Tuesday 4 a.m. Australia’s hot spot in Victoria state on Tuesday reported 374 new cases of COVID-19, its second-highest daily tally.
Victoria Premier Daniel Andrews also announced three more deaths, bringing the national death toll 126.
Andrews said a lockdown in Australia’s second-largest city Melbourne, which began two weeks ago, was having an impact.
“You’d like to see numbers coming down. At the end of the day though, we’re not seeing the doubling and doubling again” of cases, Andrews said. “So what that says to me … is that the sorts of measures we’ve put in place are having a direct impact.”
Face masks will become compulsory from Thursday for residents in lockdown regions when they leave their homes.
Monday 10 p.m. COVID-19 has led to the deaths of 13 nuns at a convent in Michigan in the last three months, religious officials report.
A dozen members in the Congregation of the Sisters of St. Felix of Cantalice, or Felician Sisters, died after battling the virus between Good Friday on April 10 and May 10, while a 13th associated death was reported on June 27, according to the Global Sisters Report released Monday. The nonprofit outlet is a project of the National Catholic Reporter publishing company.
The Detroit Catholic, another publication that covers the Catholic community in southeast Michigan, reported that as many as 22 sisters at the Presentation of the Blessed Virgin Mary Convent had tested positive for the coronavirus through early May.
The nuns at the 360-acre campus, who ranged in age from 69 to 99, included teachers, a librarian and a secretary in the Vatican Secretariat of State, the Global Sisters Report said.
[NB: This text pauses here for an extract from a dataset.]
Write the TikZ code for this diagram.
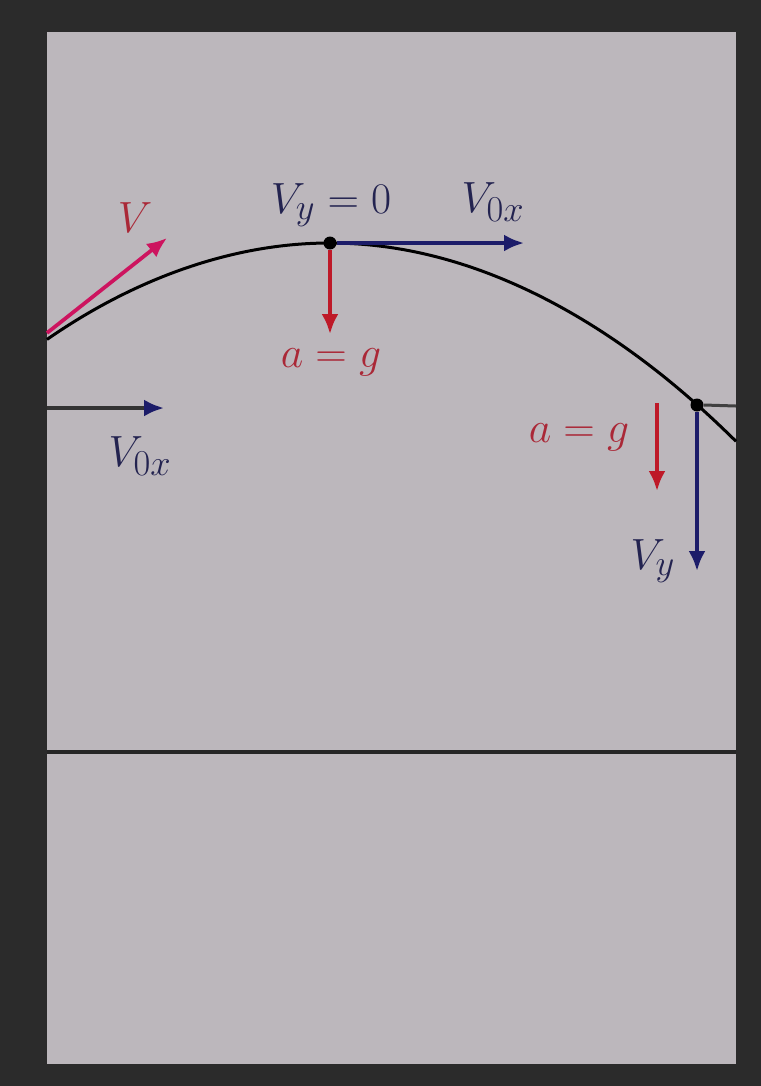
\documentclass[tikz,border=0pt]{standalone}
\usepackage{tikz}
\usetikzlibrary{arrows.meta, positioning}
\definecolor{PanelGray}{RGB}{188,183,188}
\definecolor{FrameDark}{RGB}{43,43,43}
\definecolor{VecNavy}{RGB}{28,28,105}
\definecolor{AccRed}{RGB}{190,25,40}
\definecolor{VelPink}{RGB}{205,20,95}
\definecolor{LabelRed}{RGB}{170,40,55}
\definecolor{LabelNavy}{RGB}{35,35,80}

\begin{document}
\begin{tikzpicture}[x=0.02cm, y=-0.02cm, font=\Huge,
	dotnode/.style={circle, fill=black, minimum size=0.26cm, inner sep=0pt},
	vec/.style={-{Latex[length=4mm, width=3.4mm]}, line width=0.075cm, VecNavy},
	acc/.style={-{Latex[length=4mm, width=3.4mm]}, line width=0.075cm, AccRed},
	lbl/.style={text=LabelNavy, inner sep=0pt}]

	% fondo y panel
	\fill[FrameDark] (0,0) rectangle (761,1086);
	\fill[PanelGray] (47,32) rectangle (736,1064);
	\useasboundingbox (0,0) rectangle (761,1086);

	% trayectoria
	\draw[line width=0.06cm, black] (47,339.4) parabola bend (330,243) (736,441.3);
	\draw[line width=0.08cm, black!85] (47,752) -- (736,752);

	% puntos
	\node[dotnode] (top) at (330,243) {};
	\node[dotnode] (fall) at (697,405) {};

	% lado izquierdo
	\coordinate (vstart) at (47,333);
	\coordinate (vtip) at (167,238);
	\coordinate (oxstart) at (47,408);
	\coordinate (oxtip) at (164,408);
	\draw[-{Latex[length=4mm, width=3.4mm]}, line width=0.075cm, VelPink] (vstart) -- (vtip);
	\draw[-{Latex[length=4mm, width=3.4mm, color=VecNavy]}, line width=0.075cm, black!80] (oxstart) -- (oxtip);
	\node[lbl, text=LabelRed] (vlab) at (135,218) {$V$};
	\node[lbl] (oxlab) at (140,456) {$V_{0x}$};

	% punto mas alto
	\coordinate (vxtip) at (524,243);
	\coordinate (gtip) at (330,334);
	\draw[vec] (top.east) -- (vxtip);
	\draw[acc] (top.south) -- (gtip);
	\node[lbl] (vy0) at (331,205) {$V_y = 0$};
	\node[lbl] (vxlab) at (493,202) {$V_{0x}$};
	\node[lbl, text=LabelRed] (ag1) at (331,362) {$a = g$};

	% punto de bajada
	\coordinate (edge) at (736,406);
	\coordinate (vytip) at (697,571);
	\coordinate (g2start) at (657,403);
	\coordinate (g2tip) at (657,491);
	\draw[line width=0.06cm, black!75] (fall.east) -- (edge);
	\draw[vec] (fall.south) -- (vytip);
	\draw[acc] (g2start) -- (g2tip);
	\node[lbl, text=LabelRed] (ag2) at (579,437) {$a = g$};
	\node[lbl] (vylab) at (653,561) {$V_y$};
\end{tikzpicture}
\end{document}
Meanwhile, at least 19 other sisters have died in the United States during the pandemic, according to the article, which said the Livonia deaths “may be the worst loss of life to a community of women religious since the 1918 influenza pandemic.”
Representatives with the Felician Sisters of North America did not immediately respond to a request for comment Monday.
Monday 5:34 p.m.: Ontario has seen another day with no new COVID-19 deaths, according to the Star’s latest count.
As of 5 p.m. Monday, Ontario’s regional health units reported 39,817 confirmed and probable cases of COVID-19, including 2,785 deaths, a jump of 160 reported infections since Sunday evening.
The last time the units did not report a fatal case in 24 hours was on July 6; before that, the province had seen 14 consecutive days with at least one reported death. In late April and early May, the health units reported as many as 94 deaths in a single day.